STRATFORD–After Bunnell High senior Abby Williams learned she had broken the school indoor track record in the long jump, she called two people she knew would appreciate it.
One was a two-time Olympian; the other just happened to be a defending world champion.
Williams, who moved to Stratford two years ago, is the younger sister of two Jamaican track and field stars—Shermaine Williams and Danielle Williams.
Shermaine Williams competed in the 2012 London Olympics and 2016 Rio games while Danielle Williams won the 100-meter hurdles at the 2015 World Championships in Beijing.
“Yeah, I told them,” Abby Williams said witih a grin. “They’re very happy. They’re proud.”
On Saturday morning at Wesleyan University in Middletown, Williams long jumped 17 feet, 6 inches to win the first SWC Developmental meet of the 2019 indoor season.
At the time, nobody knew it was a school record—but they knew it was literally a long jump.
After getting back to the school, indoor track coach Barb Poisson checked the record books and discovered Williams had bested the previous mark of 17-2, set in 2010 by former Bunnell standout Alisha Beeman.
“Her technique has come a long way,” Poisson said. “I can’t attribute it to anything else other than she’s working hard. I can see her jumping high 18s. Her speed is just incredible.”
And her blood lines are filled with talent, too.
Abby Williams and her mother moved to Stratford for her junior year and she ran outdoor track for the Bulldogs, too.
She ran the anchor leg of Bunnell’s 4×100 relay team, which finished third in Class MM, and also competed in the long jump.
She was seeded with a jump of 16-6½, but only jumped 15-11½, missing out on the finals.

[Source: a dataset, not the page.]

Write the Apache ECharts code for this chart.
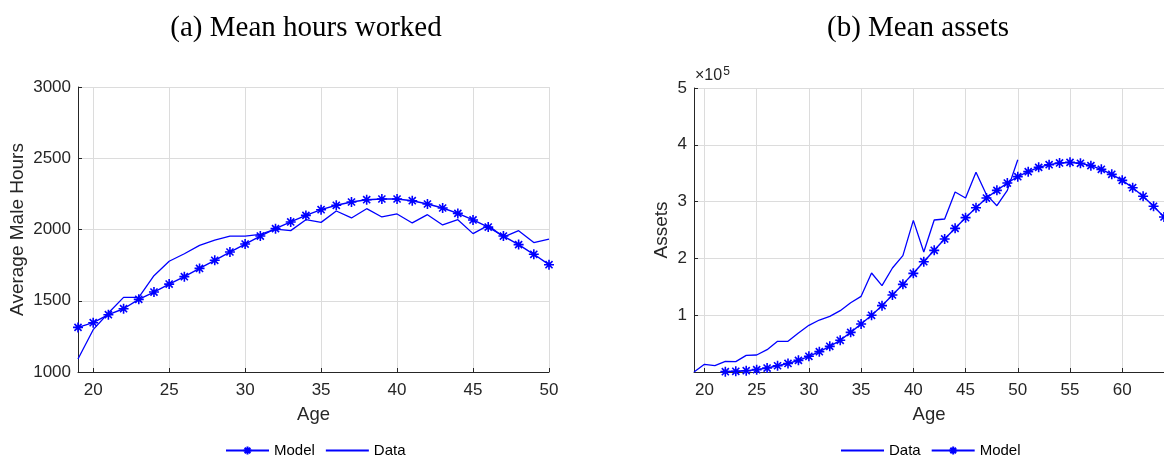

As such, Saturday’s jump was a personal best by almost a foot.
“I haven’t been practicing,” Williams admitted. “I was hoping to jump 13-8 and qualify for SWCs. My first jump, I was 16 feet.”
Williams expected her next jump wouldn’t be the same.
“After my first jump, something always goes wrong,” she said.
She was partially right. Her second jump wasn’t the same as the first. It was four inches further.
“After that, I pushed myself a little more,” she said. “I warmed up, I stretched. I wanted to jump even further.”
She popped her 17-6 to set the standard for all SWCs jumper this winter. (Last winter, 16-3¼ won the league indoor championship).
“I knew it was a far jump,” Williams said. “I was happy. I was surprised. I felt good.”
Following in her sister’s spikes, Williams has competed in track and field since fourth grade, primarily as a 400-meter runner.
“I have a history in track and field, and I love track and field,” she said.
Coming to Connecticut, though, she found a vastly different culture than the one she left behind in her native country.
“It’s very hard and the competition is very hard,” she said of the country that produced her sisters and the now legendary Usain Bolt. “It’s so much different from up here. It’s complete different. Track and field is so important in Jamaica. Thousands of people go to track meets just to watch.”
After Williams arrived at Bunnell and introduced herself to the coaching staff, she told them about her family pedigree in the sport.
“She showed up and said she was from Jamaica and her sister was in the Olympics,” Poisson said. “We did some research and saw (Shermaine Williams) was a hurdler.”
The only problem was Abby Williams had little to no interest in taking up the hurdles.
Instead, she gravitated toward the long jump as a place to achieve some new-found success.
“Everybody wanted me to do hurdles—my dad, my coach in Jamaica,” she said. “Somehow, I just don’t know. It’s not my thing. I found my thing with the long jump.”
Poisson understood where Williams was coming from but has urged Williams to give the event a try while at Bunnell. She competed in the 55 hurdle race on Saturday, as well.
The long jump, however, is Williams’ event.
“I think she just wanted to make a mark of her own,” the coach said.
And now she’s done that, putting her name into a record book for the very first time.
It might be a much smaller golden moment than what her siblings are used to, but considering Abby Williams is approaching 18 feet in just her second season in the event is astounding.
“I want to go even further,” Williams said. “I can’t wait for the next meet to see what I can do next.”
Once she does that, she’ll no doubt call a two-time Olympian and a defending World Champion to share the news.